For the Tokyo 2020 Olympics Toyota Motor is preparing a new way to fetch javelins: pint-sized, self-driving A.I. robot cars.
The company, which is a worldwide partner of the Olympic and Paralympic Games, aims to provide mobility solutions that go beyond providing official vehicles for the Olympic and Paralympic Games Tokyo 2020. One way Toyota is doing this is by participating in the "Tokyo 2020 Robot Project", a project led by the Tokyo Organising Committee of the Olympic and Paralympic Games (Tokyo 2020) that brings the government, Tokyo Metropolitan government, as well as Games' partners together with experts in the field of robotics. At Tokyo 2020, the robots to be introduced by Toyota will be used to support the mobility of people at various locations and venues.
Nobuhiko Koga, Chief Officer of Toyota's Frontier Research Center, said: "At Toyota, we use industrial robot technology for a variety of applications based on our dedication to 'Supporting human life activities and living in harmony with people'. For example, since 2004, we have developed partner robots focused on support for people unable to move on their own, including the aging population. Now, as we transform into a mobility company, we are expanding our robotics efforts to provide all people with the freedom to move. 'Mobility for all' is not only the 'physical' movement of a person or thing from one location to another, but also includes 'virtual' mobility of a person. This provides further opportunities to experience new things, meet and interact with others, or to be 'moved' emotionally. At Tokyo 2020, we want to capture the imagination of spectators by providing support robots as we do our part to make the Games a success."
The Tokyo 2020 and Toyota are working to develop a "mascot robot". In addition to welcoming athletes and guests to official venues, Toyota is currently considering plans for a new way for the Games to be enjoyed by children in Japan, via the mascot robot.

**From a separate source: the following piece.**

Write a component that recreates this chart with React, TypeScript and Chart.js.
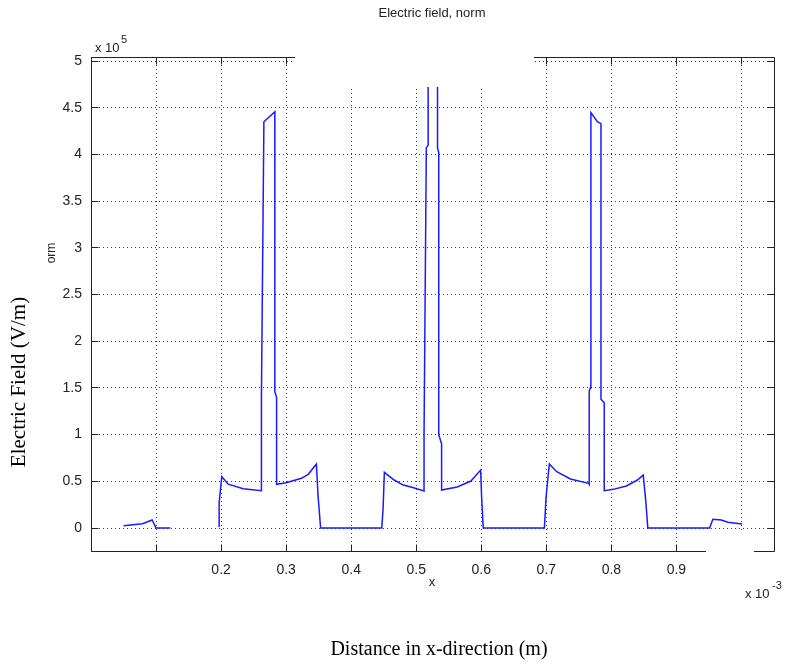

The mascot robot will both allow expressions of arm movements via a remote-location robot, and share force-feedback from interactions. Via a camera mounted on the robot's head, it can recognize people nearby, and once recognized, use its eyes to respond with/show a variety of expressions.
By equipping the robot with miniature joint units across its entire body, the robot offers flexibility when being controlled, and the users can operate the robot safely and with high operational functionality
Toyota will also provide a unique way for other guests in remote/distant locations that are unable to be physically present to interact with athletes via the Humanoid T-HR3 and Mascot robots.
The T-HR3 robots will be able to reproduce movement from a mascot robot in a remote location in nearly real-time. In addition to providing images and sounds from the remote locations, these robot users will also be able to experience the power of movement and force-feedback, allowing them to converse with and high-five athletes and others, feeling as if they were truly physically present.
The T-TR1 is a virtual mobility/tele-presence robot developed by Toyota Research Institute in the United States. It is equipped with a camera atop a large, near-lifesize display.
By projecting an image of a user from a remote location, the robot will help that person feel more physically present at the robot's location. With T-TR1, Toyota will give people that are physically unable to attend the events such as the Games a chance to virtually attend, with an on-screen presence capable of conversation between the two locations.
For a portion of the accessible seating seats at the Olympic Stadium, the Toyota Human Support Robot HSR will guide guests to their seat and convey light meals, goods, and etc. for them, helping them to more freely enjoy the competition.
In addition, the Toyota Deliver Support Robot DSR, specially developed for Tokyo 2020, will directly deliver drinks and other goods to spectators that they have ordered from a dedicated tablet.
At track and field events, with approx. 500 seats during the Olympic Games and another 500 for the Paralympic Games, the robots are anticipated to serve over 1,000 spectators requiring mobility assistance (Each section is expected to have 16 rows with 32 seats).
Special-use robots equipped with autonomous functions as part of throwing event (i.e. javelin) operations at the Olympic Stadium. While determining the optimal route to travel, the FSR will follow operating staff on a path that avoids obstacles while retrieving and conveying throwing event items.
The field support robot is a miniature shuttle bus-shaped contraption based on Toyota's “e-Palette” ride-sharing vehicle under development.
The vehicle can travel at a maximum speed of 20 kilometers per hour and sports three cameras and one lidar sensor which enable it to “see” its surroundings.
Draped around the top of its body is a band of LED lights which illuminate when the vehicle uses artificial intelligence to follow event officials toward the equipment hurled by athletes onto the pitch during shot put, discus throw, hammer throw and javelin events.
After the equipment is loaded into the vehicle by the official, a press of a button located toward its front sends the car zipping back to athletes for later use.
By using the FSR, the aim is to reduce the amount of time needed to retrieve items as well as reduce the amount of staff labor for the events.